All around Denver, the Rockies were the horizon, a huge presence, waiting to test you or trick you. The mountains could make you feel tiny, a scrap of nothing on God's turf.
Dean went to the local schools and joined the Boy Scouts and the Future Farmers of America. At the local military academy he attended, he was good at sports, a keen gymnast, and a fine horseman.
At Wheat Ridge High, he set the record for the mile-and-a-half cross-country run. In his senior year there was the mule race. Also, as his mother pointed out, he could eat more ice cream than any kid in town - all his life he was crazy about ice cream.
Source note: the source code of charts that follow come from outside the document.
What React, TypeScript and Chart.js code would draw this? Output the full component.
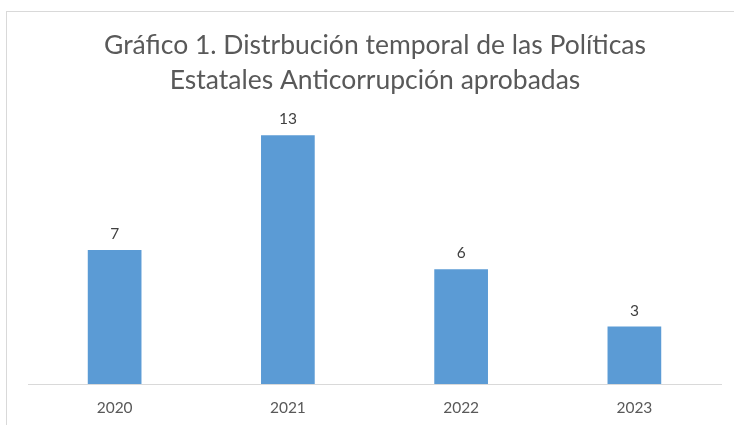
import React, { useEffect, useRef } from "react";
import { Chart, registerables } from "chart.js";

Chart.register(...registerables);

const titleLines = [
  "Gráfico 1. Distrbución temporal de las Políticas",
  "Estatales Anticorrupción aprobadas",
];
const years = ["2020", "2021", "2022", "2023"];
const approved = [7, 13, 6, 3];

const FONT = "Lato, 'Open Sans', sans-serif";

const overlayPlugin = {
  id: "overlay",
  afterDraw(chart: any) {
    const ctx = chart.ctx;
    ctx.save();
    // title
    ctx.fillStyle = "#595959";
    ctx.font = `26.5px ${FONT}`;
    ctx.textAlign = "center";
    ctx.textBaseline = "middle";
    const cx = 375;
    ctx.fillText(titleLines[0], cx, 45);
    ctx.fillText(titleLines[1], cx, 80);
    // data labels
    const meta = chart.getDatasetMeta(0);
    ctx.fillStyle = "#404040";
    ctx.font = `15.5px ${FONT}`;
    meta.data.forEach((bar: any, i: number) => {
      ctx.fillText(String(approved[i]), bar.x, bar.y - 16);
    });
    ctx.restore();
  },
};

export default function App() {
  const ref = useRef<HTMLCanvasElement>(null);
  useEffect(() => {
    const chart = new Chart(ref.current!, {
      type: "bar",
      data: {
        labels: years,
        datasets: [
          {
            data: approved,
            backgroundColor: "#5B9BD5",
            borderWidth: 0,
            barPercentage: 0.62,
            categoryPercentage: 0.5,
          },
        ],
      },
      options: {
        animation: false,
        responsive: false,
        maintainAspectRatio: false,
        layout: { padding: { left: 28, right: 13, top: 116, bottom: 0 } },
        plugins: {
          legend: { display: false },
          title: { display: false },
          tooltip: { enabled: false },
        },
        scales: {
          x: {
            grid: { display: false, drawTicks: false },
            border: { display: true, color: "#d9d9d9", width: 1 },
            ticks: {
              color: "#595959",
              font: { family: FONT, size: 15.5 },
              padding: 15,
            },
            afterFit(scale: any) {
              scale.height = 41;
            },
          },
          y: {
            display: false,
            min: 0,
            max: 14,
          },
        },
      },
      plugins: [overlayPlugin],
    });
    return () => chart.destroy();
  }, []);
  return (
    <div style={{ position: "fixed", left: 0, top: 0, width: 734, height: 425, background: "#fff", overflow: "hidden" }}>
      <div
        style={{
          position: "absolute",
          left: 6,
          top: 11,
          width: 800,
          height: 500,
          border: "1px solid #d9d9d9",
        }}
      />
      <canvas ref={ref} width={734} height={425} style={{ position: "absolute", left: 0, top: 0 }} />
    </div>
  );
}
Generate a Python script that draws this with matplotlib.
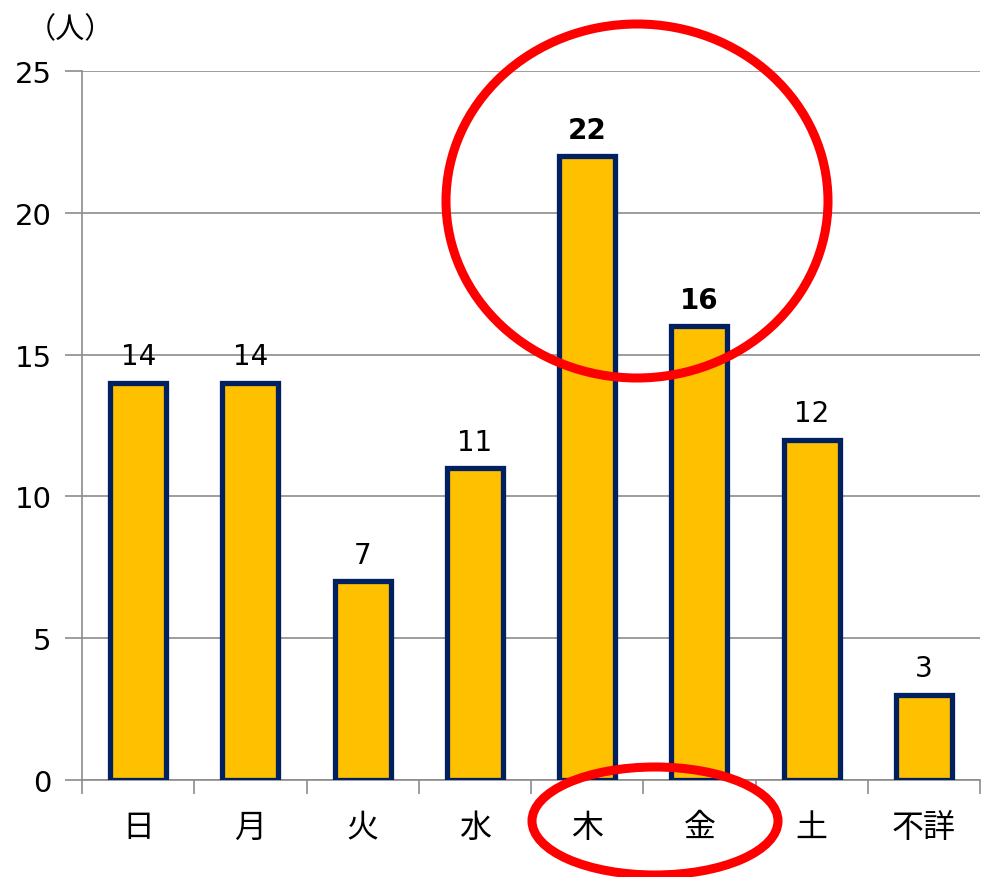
import matplotlib.pyplot as plt
from matplotlib.patches import Ellipse

plt.rcParams['font.family'] = ['Noto Sans CJK JP', 'DejaVu Sans']

# data
days = ['日', '月', '火', '水', '木', '金', '土', '不詳']
counts = [14, 14, 7, 11, 22, 16, 12, 3]
bold_days = ['木', '金']

fig = plt.figure(figsize=(9.82, 8.78), dpi=100)
ax = fig.add_axes([82 / 982, 97 / 878, 898 / 982, 709 / 878])

x = list(range(len(days)))
ax.bar(x, counts, width=0.5, color='#FFC000', edgecolor='#002060',
       linewidth=3.8, zorder=3)

for xi, d, c in zip(x, days, counts):
    ax.annotate(str(c), (xi, c), xytext=(0, 9), textcoords='offset points',
                ha='center', va='bottom', fontsize=20,
                fontweight='bold' if d in bold_days else 'normal',
                family='DejaVu Sans', zorder=4)

ax.set_xlim(-0.5, len(days) - 0.5)
ax.set_ylim(0, 25)
ax.set_yticks([0, 5, 10, 15, 20, 25])
ax.set_yticklabels(['0', '5', '10', '15', '20', '25'], family='DejaVu Sans')
ax.tick_params(axis='y', labelsize=21, length=12, color='#8c8c8c', width=1.2, pad=10)
ax.yaxis.grid(True, color='#8c8c8c', linewidth=1.2, zorder=0)

# category labels between boundary ticks
ax.set_xticks([i - 0.5 for i in range(len(days) + 1)])
ax.set_xticklabels([])
ax.set_xticks(x, minor=True)
ax.set_xticklabels(days, minor=True)
ax.tick_params(axis='x', which='major', length=10, color='#8c8c8c', width=1.2)
ax.tick_params(axis='x', which='minor', length=0, labelsize=23, pad=22)

for s in ['top', 'right']:
    ax.spines[s].set_visible(False)
ax.spines['left'].set_color('#8c8c8c')
ax.spines['left'].set_linewidth(1.2)
ax.spines['bottom'].set_color('#8c8c8c')
ax.spines['bottom'].set_linewidth(1.2)

fig.text(70 / 982, 1 - 30 / 878, '（人）', ha='center', va='center', fontsize=21)

# red highlight ellipses, in figure pixels
fig.patches.append(Ellipse((637 / 982, 1 - 202 / 878), 382 / 982, 354 / 878,
                           transform=fig.transFigure, fill=False,
                           edgecolor='#FF0000', linewidth=6.5, zorder=10))
fig.patches.append(Ellipse((655 / 982, 1 - 822 / 878), 246 / 982, 108 / 878,
                           transform=fig.transFigure, fill=False,
                           edgecolor='#FF0000', linewidth=6.5, zorder=10))

fig.savefig('out.png', dpi=100)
In the afternoons after school, he worked at the local dairy. His ears bugged him, though. They were as big as jug handles. He thought they made him ugly, and he worried about getting girls. He got a guitar, figuring it would help get with girls, the ears notwithstanding. He played the high school auditorium; he played Phipps Auditorium in Denver; he played the Harmony Guest Ranch up in the mountains at Estes Park.
Mrs. Reed stuck a video in the VCR. A documentary titled American Rebel flickered into life.
"Dean's dad, Cyril," Mrs. Brown explained.
Cyril was on camera, a big man with glasses. He talked about Dean's first musical performance, how he was a little guy in a big auditorium. He said Dean was called Slim Reed back then. He said he knew that his kid, that Dean, was scared as could be.
Dean Reed always claimed that he had been a shy boy, an insecure boy who learned to play the guitar at twelve to help him meet girls. A more important theme of his life, though, was wanting his father's love. He had two brothers, Vern and Dale. Dale, the younger, lived in Alaska. Vern, who was a committed libertarian, lived in Seattle where, although he was employed at Boeing, he refused to work on military aircraft. Dean thought this was very brave and often boasted about what a good engineer Vern was. But Dean was not at all close to his brothers; most of all, he wanted his father to love him best.